§ **Task goal**
Pick out each line in these entries that contains the string "chart".

§ **Records supplied**
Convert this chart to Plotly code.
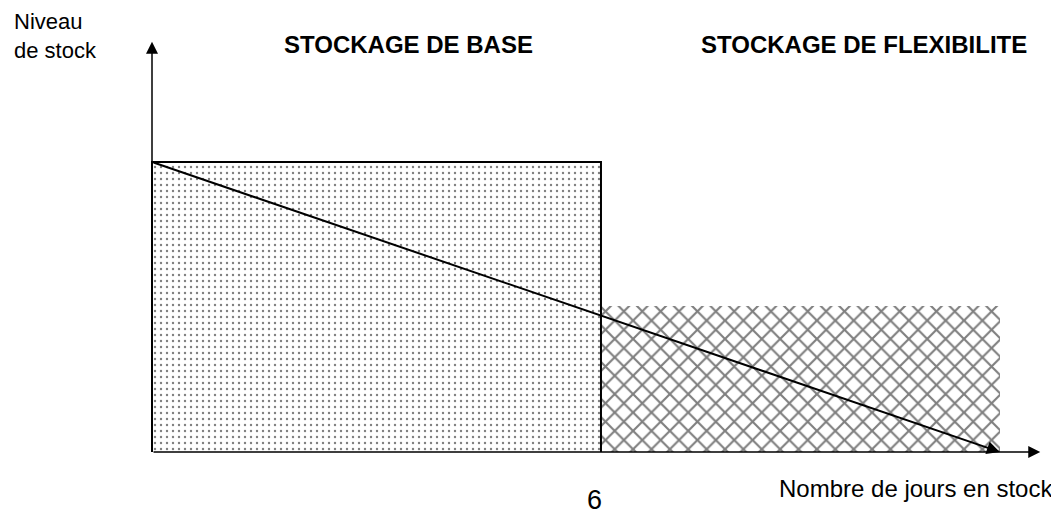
import plotly.graph_objects as go

# Data (days on x, stock level on y)
block_names = ["STOCKAGE DE BASE", "STOCKAGE DE FLEXIBILITE"]
block_start = [0, 6]
block_end = [6, 11.33]
block_height = [2.0, 1.01]
decline_x = [0, 11.33]
decline_y = [2.0, 0]
x_axis_end = 11.87
y_axis_end = 2.83
tick_value = 6
tick_label = "6"
x_title = "Nombre de jours en stock"
y_title = "Niveau<br>de stock"

# page has an 8px body margin -> figure placed at (8, 8)
px_per_x = 74.83
px_per_y = 145.0
ox, oy = 144, 444
W, H = 1051, 508
xr = [-ox / px_per_x, (W - ox) / px_per_x]
yr = [-(H - oy) / px_per_y, oy / px_per_y]

fig = go.Figure()

# base block (dots)
fig.add_trace(go.Bar(
    x=[(block_start[0] + block_end[0]) / 2], y=[block_height[0]],
    width=[block_end[0] - block_start[0]],
    marker=dict(color="white", line=dict(color="black", width=0),
                pattern=dict(shape=".", fgcolor="black", bgcolor="white",
                             size=6, solidity=0.12)),
    showlegend=False, hoverinfo="skip"))
# flexibility block (crosshatch)
fig.add_trace(go.Bar(
    x=[(block_start[1] + block_end[1]) / 2], y=[block_height[1]],
    width=[block_end[1] - block_start[1]],
    marker=dict(color="white", line=dict(color="white", width=0),
                pattern=dict(shape="x", fgcolor="black", bgcolor="white",
                             size=13, solidity=0.3)),
    showlegend=False, hoverinfo="skip"))
# base block outline
fig.add_trace(go.Scatter(
    x=[block_start[0], block_start[0], block_end[0], block_end[0]],
    y=[0, block_height[0], block_height[0], 0],
    mode="lines", line=dict(color="black", width=2),
    showlegend=False, hoverinfo="skip"))

annotations = []
# axes arrows
annotations.append(dict(x=0, y=y_axis_end, ax=0, ay=0, xref="x", yref="y",
                        axref="x", ayref="y", showarrow=True, arrowhead=2,
                        arrowsize=1.6, arrowwidth=1.5, arrowcolor="black", text=""))
annotations.append(dict(x=x_axis_end, y=0, ax=0, ay=0, xref="x", yref="y",
                        axref="x", ayref="y", showarrow=True, arrowhead=2,
                        arrowsize=1.6, arrowwidth=1.5, arrowcolor="black", text=""))
# declining line
annotations.append(dict(x=decline_x[1], y=decline_y[1], ax=decline_x[0], ay=decline_y[0],
                        xref="x", yref="y", axref="x", ayref="y", showarrow=True,
                        arrowhead=2, arrowsize=1.3, arrowwidth=2, arrowcolor="black", text=""))

font = "Liberation Sans, Arial, sans-serif"
# block titles
annotations.append(dict(x=3.43, y=2.81, xref="x", yref="y",
                        text="<b>%s</b>" % block_names[0], showarrow=False,
                        font=dict(family=font, size=24, color="black")))
annotations.append(dict(x=9.515, y=2.81, xref="x", yref="y",
                        text="<b>%s</b>" % block_names[1], showarrow=False,
                        font=dict(family=font, size=24, color="black")))
# tick label
annotations.append(dict(x=tick_value - 0.08, y=-0.33, xref="x", yref="y", text=tick_label,
                        showarrow=False, font=dict(family=font, size=27, color="black")))
# x title
annotations.append(dict(x=12.07, y=-0.255, xref="x", yref="y", text=x_title, xanchor="right",
                        showarrow=False, font=dict(family=font, size=24, color="black")))
# y title
annotations.append(dict(x=-1.87, y=1, xref="x", yref="paper", text=y_title, xanchor="left",
                        yanchor="top", yshift=1, align="left", showarrow=False,
                        font=dict(family=font, size=22, color="black")))

fig.update_layout(
    width=W, height=H, margin=dict(l=0, r=0, t=0, b=0),
    plot_bgcolor="white", paper_bgcolor="white",
    xaxis=dict(range=xr, visible=False, fixedrange=True),
    yaxis=dict(range=yr, visible=False, fixedrange=True),
    bargap=0, annotations=annotations, showlegend=False)

fig.write_html("out.html")
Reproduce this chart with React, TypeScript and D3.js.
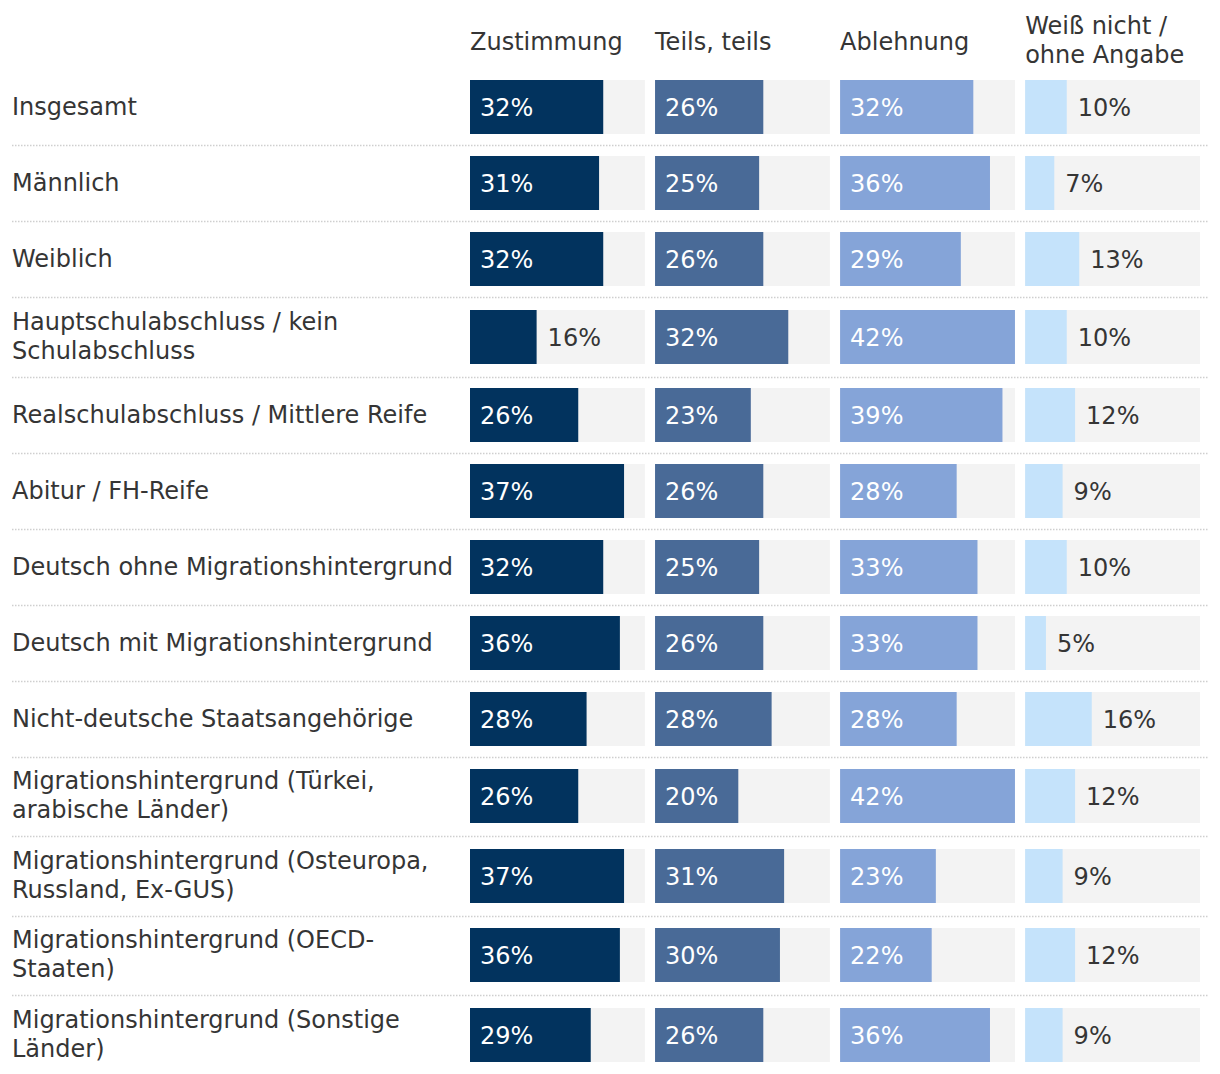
import React from "react";
import * as d3 from "d3";

const categories: string[] = [
  "Insgesamt",
  "Männlich",
  "Weiblich",
  "Hauptschulabschluss / kein\nSchulabschluss",
  "Realschulabschluss / Mittlere Reife",
  "Abitur / FH-Reife",
  "Deutsch ohne Migrationshintergrund",
  "Deutsch mit Migrationshintergrund",
  "Nicht-deutsche Staatsangehörige",
  "Migrationshintergrund (Türkei,\narabische Länder)",
  "Migrationshintergrund (Osteuropa,\nRussland, Ex-GUS)",
  "Migrationshintergrund (OECD-\nStaaten)",
  "Migrationshintergrund (Sonstige\nLänder)",
];

const seriesNames: string[] = ["Zustimmung", "Teils, teils", "Ablehnung", "Weiß nicht /\nohne Angabe"];

const zustimmung: number[] = [32, 31, 32, 16, 26, 37, 32, 36, 28, 26, 37, 36, 29];
const teilsTeils: number[] = [26, 25, 26, 32, 23, 26, 25, 26, 28, 20, 31, 30, 26];
const ablehnung: number[] = [32, 36, 29, 42, 39, 28, 33, 33, 28, 42, 23, 22, 36];
const weissNicht: number[] = [10, 7, 13, 10, 12, 9, 10, 5, 16, 12, 9, 12, 9];

const seriesColors: string[] = ["#02335e", "#496a97", "#85a4d8", "#c5e3fb"];

const W = 1220;
const H = 1074;
const FONT = "'DejaVu Sans', Verdana, sans-serif";
const FS = 24;
const TEXT = "#353535";

export default function App() {
  const series = [zustimmung, teilsTeils, ablehnung, weissNicht];

  const col = d3
    .scaleBand<string>()
    .domain(seriesNames)
    .range([470, 1200])
    .paddingInner(0.055);

  const x = d3.scaleLinear().domain([0, 42]).range([0, col.bandwidth()]);

  const barH = 54;
  const gap = 22;
  const firstTop = 80;

  // row layout
  const rows: { top: number; h: number; lines: string[] }[] = [];
  let t = firstTop;
  categories.forEach((c) => {
    const lines = c.split("\n");
    const h = lines.length > 1 ? 57.5 : 54;
    rows.push({ top: t, h, lines });
    t += h + gap;
  });

  return (
    <svg
      width={W}
      height={H}
      style={{ position: "absolute", left: 0, top: 0, display: "block", background: "#fff" }}
      fontFamily={FONT}
    >
      {/* headers */}
      {seriesNames.map((s) => {
        const lines = s.split("\n");
        return (
          <text key={s} x={col(s)} fill={TEXT} fontSize={FS}>
            {lines.map((l, i) => (
              <tspan key={i} x={col(s)} y={lines.length > 1 ? 34 + i * 29 : 50}>
                {l}
              </tspan>
            ))}
          </text>
        );
      })}

      {rows.map((r, ri) => {
        const barTop = Math.round(r.top + (r.h - barH) / 2);
        const cy = barTop + barH / 2;
        const n = r.lines.length;
        const sepY = Math.round(r.top + r.h + gap / 2) + 0.5;
        return (
          <g key={ri}>
            {ri < rows.length - 1 && (
              <line
                x1={12}
                x2={1208}
                y1={sepY}
                y2={sepY}
                stroke="#cfcfcf"
                strokeWidth={1.5}
                strokeDasharray="1.5,1.5"
              />
            )}
            <text fill={TEXT} fontSize={FS}>
              {r.lines.map((l, i) => (
                <tspan key={i} x={12} y={cy + 7.5 - ((n - 1) * 29) / 2 + i * 29}>
                  {l}
                </tspan>
              ))}
            </text>
            {seriesNames.map((s, si) => {
              const v = series[si][ri];
              const x0 = col(s) as number;
              const w = x(v);
              const inside = v >= 20 && si < 3;
              return (
                <g key={s}>
                  <rect x={x0} y={barTop} width={col.bandwidth()} height={barH} fill="#f3f3f3" />
                  <rect x={x0} y={barTop} width={w} height={barH} fill={seriesColors[si]} />
                  <text
                    x={inside ? x0 + 10 : x0 + w + 11}
                    y={cy + 8.5}
                    fontSize={FS}
                    fill={inside ? "#ffffff" : TEXT}
                  >
                    {v}%
                  </text>
                </g>
              );
            })}
          </g>
        );
      })}
    </svg>
  );
}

§ **Response**
Convert this chart to Plotly code.
Reproduce this chart with React, TypeScript and D3.js.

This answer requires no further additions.